Supports any glibc platform and possibly Win32.

Adds:
  SELECT ... ORDER BY expr COLLATE 'locale'
  CREATE INDEX locale_index ON table(expr COLLATE 'locale')
  Index scan used when COLLATE order permits

This is just a proof of concept patch. I didn't send it to -patches
because as Tom pointed out, there's no hope of it getting in due to
platform dependant behaviour.

This patch does not use setlocale and is completely orthoganal to any
locale support already in the backend.

As it turns out, meaningful locale support only needs a handful of
support functions to work. These are listed at the bottom. My patch
only uses the first two, but the third will be needed at some stage.
The use of the last one depends on how the backend ends up support
locales. Both glibc and wine32 have locale sensetive versions of many
functions including:

toupper_l, tolower_l, strfmon_l, strtoul_l, strtof_l, strftime_l, is*_l

A windows function list is at:
http://msdn2.microsoft.com/library/wyzd2bce(en-us,vs.80).aspx

Patch available here:
http://svana.org/kleptog/pgsql/collate1.patch

Implementation notes follow and table of functions is at the bottom.

I hope this helps whenever someone gets around to full COLLATE support.

Have a nice day,

Notes:
   * It works by replacing (expr COLLATE 'locale') with
           pg_strxfrm(expr, pg_findlocale(locale))
     in the parsetree.

     pg_findlocale returns an opaque pointer to the locale. It is
     STRICT IMMUTABLE and is optimised away in the final query.

     pg_strxfrm takes the string and the locale and returns a bytea. 
     bytea comparison uses memcmp so is safe from other locale effects
     in the backend.

   * Use of COLLATE for an index will probably double the diskspace
     required for that index due to the strxfrm.

   * I had to add the functions to pg_proc.h because CREATE FUNCTION
     couldn't find them. So they have OIDs I made up. You may need to
     initdb, I'm not sure.

     You can compile pg_xlocale.c as an shared object and load them
     that way too if you want to avoid the initdb.

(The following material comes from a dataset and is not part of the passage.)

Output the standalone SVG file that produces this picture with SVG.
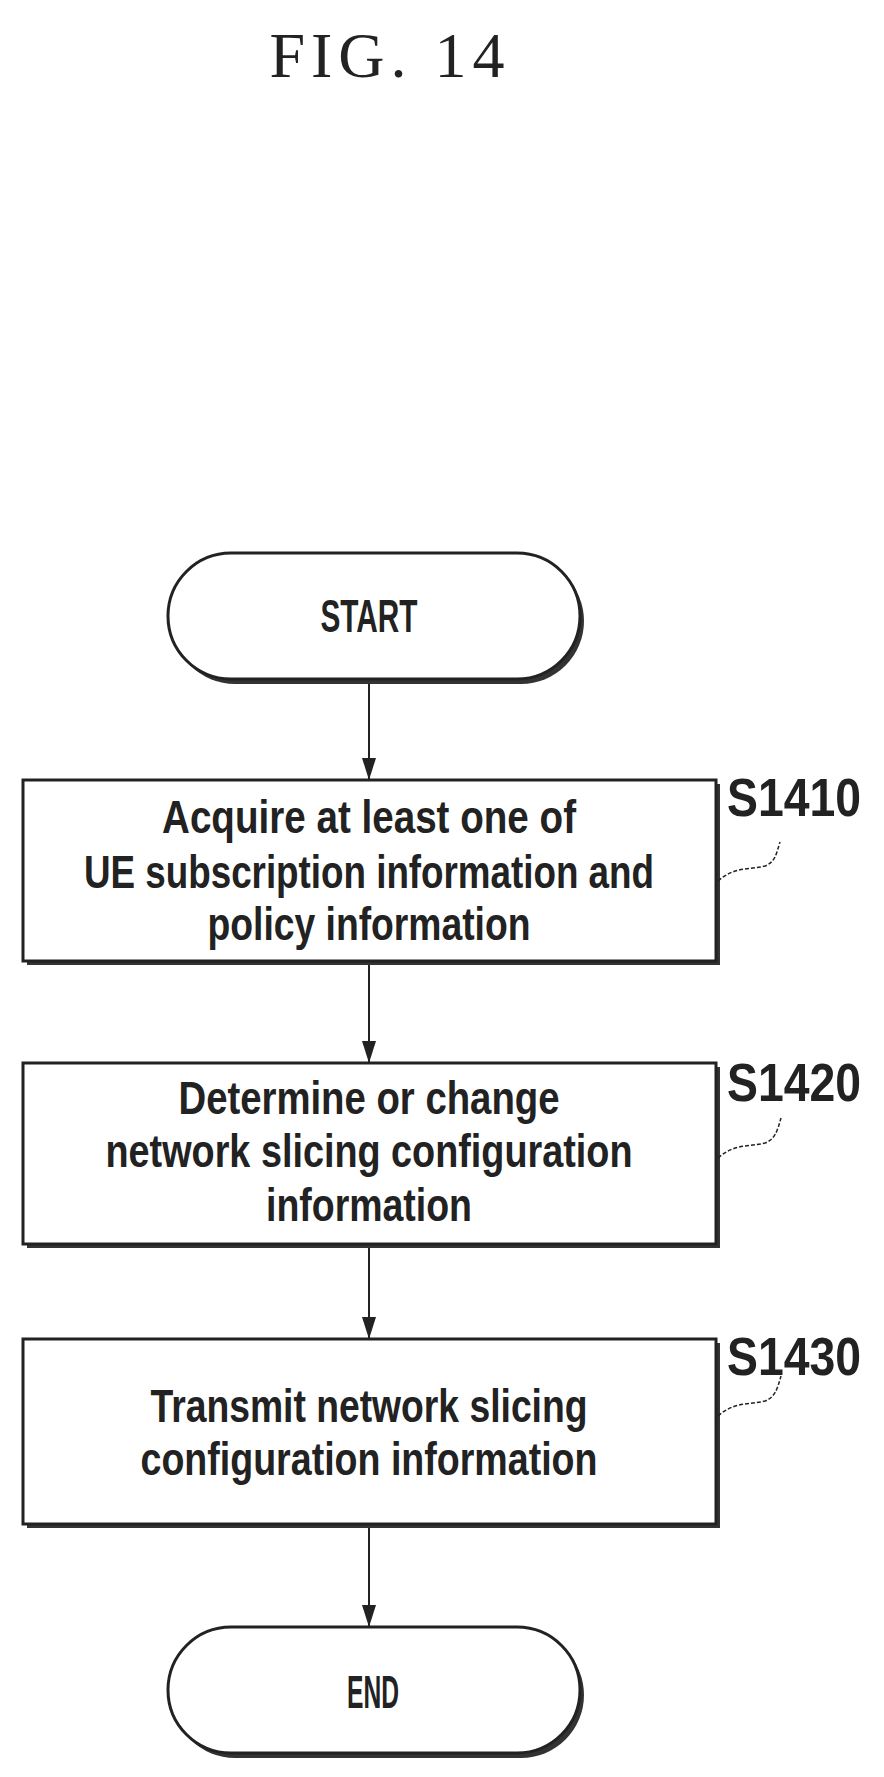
<svg xmlns="http://www.w3.org/2000/svg" width="884" height="1777" viewBox="0 0 884 1777">
<style>
.b{fill:#fff;stroke:#222;stroke-width:3}
.sh{fill:#333}
.t{font-family:"Liberation Sans",Arial,sans-serif;font-weight:bold;font-size:46px;fill:#222;text-anchor:middle}
.l{font-family:"Liberation Sans",Arial,sans-serif;font-weight:bold;font-size:54px;fill:#222}
.c{fill:none;stroke:#222;stroke-width:2}
.ld{fill:none;stroke:#222;stroke-width:1.5;stroke-dasharray:4 2}
</style>
<defs><marker id="a" markerWidth="22" markerHeight="14" refX="22" refY="7" orient="auto" markerUnits="userSpaceOnUse" viewBox="0 0 22 14"><path d="M0,0 L22,7 L0,14 Z" fill="#222"/></marker></defs>
<text x="390" y="77" font-family="Liberation Serif,serif" font-size="64" fill="#222" text-anchor="middle" letter-spacing="6">FIG. 14</text>
<g id="connectors">
<line class="c" x1="369" y1="681" x2="369" y2="780" marker-end="url(#a)"/>
<line class="c" x1="369" y1="963" x2="369" y2="1063" marker-end="url(#a)"/>
<line class="c" x1="369" y1="1246" x2="369" y2="1339" marker-end="url(#a)"/>
<line class="c" x1="369" y1="1526" x2="369" y2="1627" marker-end="url(#a)"/>
</g>
<g id="start">
<rect x="172" y="558" width="412" height="126" rx="63" class="sh"/>
<rect x="168" y="553" width="412" height="126" rx="63" class="b"/>
<text class="t" x="369" y="632" textLength="97" lengthAdjust="spacingAndGlyphs">START</text>
</g>
<g id="s1410">
<rect x="27" y="784" width="693" height="181" class="sh"/>
<rect x="23" y="780" width="693" height="181" class="b"/>
<text class="t" x="369" y="833" textLength="414" lengthAdjust="spacingAndGlyphs">Acquire at least one of</text>
<text class="t" x="369" y="888" textLength="570" lengthAdjust="spacingAndGlyphs">UE subscription information and</text>
<text class="t" x="369" y="940" textLength="323" lengthAdjust="spacingAndGlyphs">policy information</text>
<path class="ld" d="M718,881 C735,866 750,870 765,866 C775,862 776,855 780,842"/>
<text class="l" x="727" y="816" textLength="134" lengthAdjust="spacingAndGlyphs">S1410</text>
</g>
<g id="s1420">
<rect x="27" y="1067" width="693" height="181" class="sh"/>
<rect x="23" y="1063" width="693" height="181" class="b"/>
<text class="t" x="369" y="1114" textLength="381" lengthAdjust="spacingAndGlyphs">Determine or change</text>
<text class="t" x="369" y="1167" textLength="527" lengthAdjust="spacingAndGlyphs">network slicing configuration</text>
<text class="t" x="369" y="1221" textLength="206" lengthAdjust="spacingAndGlyphs">information</text>
<path class="ld" d="M718,1158 C735,1143 750,1147 765,1143 C775,1139 777,1132 781,1118"/>
<text class="l" x="727" y="1101" textLength="134" lengthAdjust="spacingAndGlyphs">S1420</text>
</g>
<g id="s1430">
<rect x="27" y="1343" width="693" height="185" class="sh"/>
<rect x="23" y="1339" width="693" height="185" class="b"/>
<text class="t" x="369" y="1422" textLength="437" lengthAdjust="spacingAndGlyphs">Transmit network slicing</text>
<text class="t" x="369" y="1475" textLength="457" lengthAdjust="spacingAndGlyphs">configuration information</text>
<path class="ld" d="M718,1416 C735,1401 750,1405 765,1401 C775,1397 777,1390 781,1376"/>
<text class="l" x="727" y="1375" textLength="134" lengthAdjust="spacingAndGlyphs">S1430</text>
</g>
<g id="end">
<rect x="172" y="1632" width="412" height="126" rx="63" class="sh"/>
<rect x="168" y="1627" width="412" height="126" rx="63" class="b"/>
<text class="t" x="373" y="1708" textLength="52" lengthAdjust="spacingAndGlyphs">END</text>
</g>
</svg>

   * Internally they are defined as taking and returning "internal".
     CREATE FUNCTION doesn't like that so specify opaque or oid
     instead. The declarations are:

  create function pg_findlocale(text) returns oid as 'pg_findlocale' language 
internal strict immutable;
  create function pg_strxfrm(text,oid) returns bytea as 'pg_strxfrm' language 
internal strict immutable;

   * The clause ORDER BY 1 COLLATE 'en_AU' breaks, it treats the 1 like
     a constant. I couldn't quickly work out how to reference the
     columns the right way. Long term that code should be in the
     sorting code anyway.

   * The locale needs to be in quotes, otherwise the parser converts it
     to lower-case. Locale names are case-sensetive on many systems.

   * There is a text function strcoll_l for testing collation:

  create function pg_strcoll_l(text,text,text) returns int4 as 'pg_strcoll_l' 
language internal strict immutable;

   * Yes this is the easy way out, implementing the inheritence of the
     COLLATE attribute will be much more invasive. This gives most
     people what they want though.

   * Although these functions are documented on Windows, they are not
     for glibc, so it is an unstable insterface.

Function Needed                 glibc                 Win32
---------------------------------------------------------------------
Function returing opaque        newlocale             _create_locale
pointer to locale data

strxfrm with locale parameter   strxfrm_l             _strxfrm_l

Method finding encoding for     nl_langinfo_l         ???
locale

strcoll with locale parameter   strcoll_l             _strcoll_l

-- 
Martijn van Oosterhout   <kleptog@svana.org>   http://svana.org/kleptog/
> Patent. n. Genius is 5% inspiration and 95% perspiration. A patent is a
> tool for doing 5% of the work and then sitting around waiting for someone
> else to do the other 95% so you can sue them.